Violence – Yes. And I’m not talking about the robots. I refer you to the afore-mentioned butt-whoopin’ scene. Yeah. The robots do beat the stuffin’s out of each other but it’s not the same as watching it happen to people. Charlie even talks about this in the movie.
I just talked to PT and she said she thought it was AWESOME! She said that she (and a lot of the people around her) was on the edge of her seat during the final fight scene. I have to admit that I was too. On the edge of my seat. Not hers. We wouldn’t both fit.
I would recommend this to pretty much anybody. Unless you’re totally hooked on Masterpiece Theater type movies. Because this is not. Parents please see the break-down above when you consider taking your kids to see it. I will say that I sat next to several very fidgety kids who seemed to love it.

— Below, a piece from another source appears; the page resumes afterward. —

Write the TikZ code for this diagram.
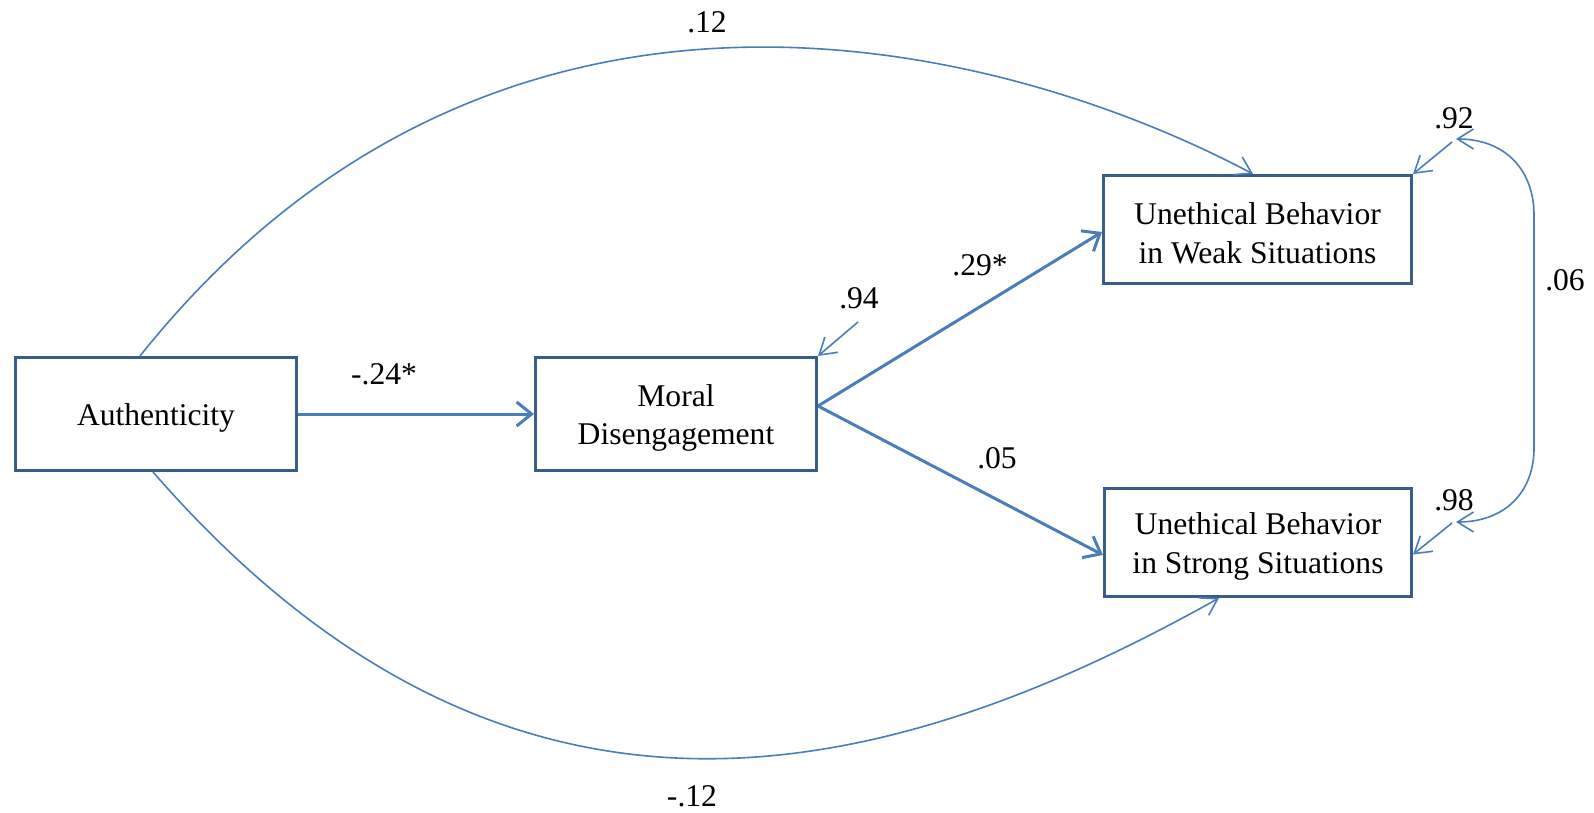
\documentclass[tikz,border=0pt]{standalone}
\usepackage{fontspec}
\setmainfont{Liberation Serif}
\usetikzlibrary{arrows.meta,calc}
\definecolor{boxblue}{RGB}{56,93,138}
\definecolor{lineblue}{RGB}{74,126,187}
\newcommand{\topstrut}{\rule{0pt}{30pt}}
\begin{document}
\begin{tikzpicture}[x=1pt,y=-1pt,
  every node/.style={font=\fontsize{31.6}{38.6}\selectfont},
  varbox/.style={draw=boxblue, line width=3pt, align=center, inner sep=0pt, fill=white},
  thickpath/.style={draw=lineblue, line width=3pt, -{Straight Barb[length=15pt,width=24pt]}},
  thinpath/.style={draw=lineblue, line width=1.6pt, -{Straight Barb[length=16pt,width=20pt]}},
  covpath/.style={draw=lineblue, line width=1.6pt, {Straight Barb[length=16pt,width=20pt]}-{Straight Barb[length=16pt,width=20pt]}},
  lbl/.style={inner sep=0pt}]
\fill[white] (0,0) rectangle (1594,813);
\useasboundingbox (0,0) rectangle (1594,813);

% variables
\node[varbox, minimum width=281pt, minimum height=113pt] (auth) at (156,414) {\topstrut Authenticity};
\node[varbox, minimum width=281pt, minimum height=113pt] (moral) at (676,414) {\topstrut Moral\\Disengagement};
\node[varbox, minimum width=308pt, minimum height=108pt] (weak) at (1257.5,229.5) {\topstrut Unethical Behavior\\in Weak Situations};
\node[varbox, minimum width=307pt, minimum height=108pt] (strong) at (1258,542.5) {\topstrut Unethical Behavior\\in Strong Situations};

% direct paths
\draw[thickpath] (auth.east) -- (moral.west);
\draw[thickpath] ($(moral.east)+(0,-8)$) -- ($(weak.west)+(0,2.5)$);
\draw[thickpath] ($(moral.east)+(0,-8)$) -- ($(strong.west)+(0,12.5)$);

% curved paths
\draw[thinpath] ($(auth.north)+(-16,0)$) .. controls (500,-95) and (1010,45) .. ($(weak.north)+(-4.5,0)$);
\draw[thinpath] ($(auth.south)+(-3,0)$) .. controls (490,859) and (850,805) .. ($(strong.south)+(-39,0)$);

% error terms
\coordinate (e94) at (858,322);
\coordinate (e92) at (1452,142);
\coordinate (e98) at (1452,523);
\draw[thinpath] (e94) -- (moral.north east);
\draw[thinpath] (e92) -- (weak.north east);
\draw[thinpath] (e98) -- ($(strong.east)+(0,12)$);

% covariance
\coordinate (covA) at (1456,139);
\coordinate (covB) at (1456,522);
\draw[covpath] (covA) .. controls (1505,139) and (1534,170) .. (1534,215) -- (1534,448) .. controls (1534,492) and (1505,522) .. (covB);

% labels
\node[lbl] (l12) at (707,22) {.12};
\node[lbl] (l24) at (384,374) {-.24*};
\node[lbl] (l94) at (859,298) {.94};
\node[lbl] (l29) at (980,265) {.29*};
\node[lbl] (l05) at (997,458) {.05};
\node[lbl] (l92) at (1454,118) {.92};
\node[lbl] (l98) at (1454,500) {.98};
\node[lbl] (l06) at (1565,280) {.06};
\node[lbl] (lm12) at (692,796) {-.12};
\end{tikzpicture}
\end{document}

I will definitely buy this when it comes out on DVD. I may even have to go to the theater to see it again. Television (okay MY television) just won’t give the robots the magnitude they deserve. I also want the soundtrack. Loved the music!!!
P.S. One thing I really loved about Real Steel is that none of the fight scenes had the hug fests that tend to occur in a lot of human boxing matches. Get a room, guys!
P.P.S. I still think they should have used Michael Buffer in this film.
P. P.P.S. No need to stick around. Nothing to see here but credits. Move along folks.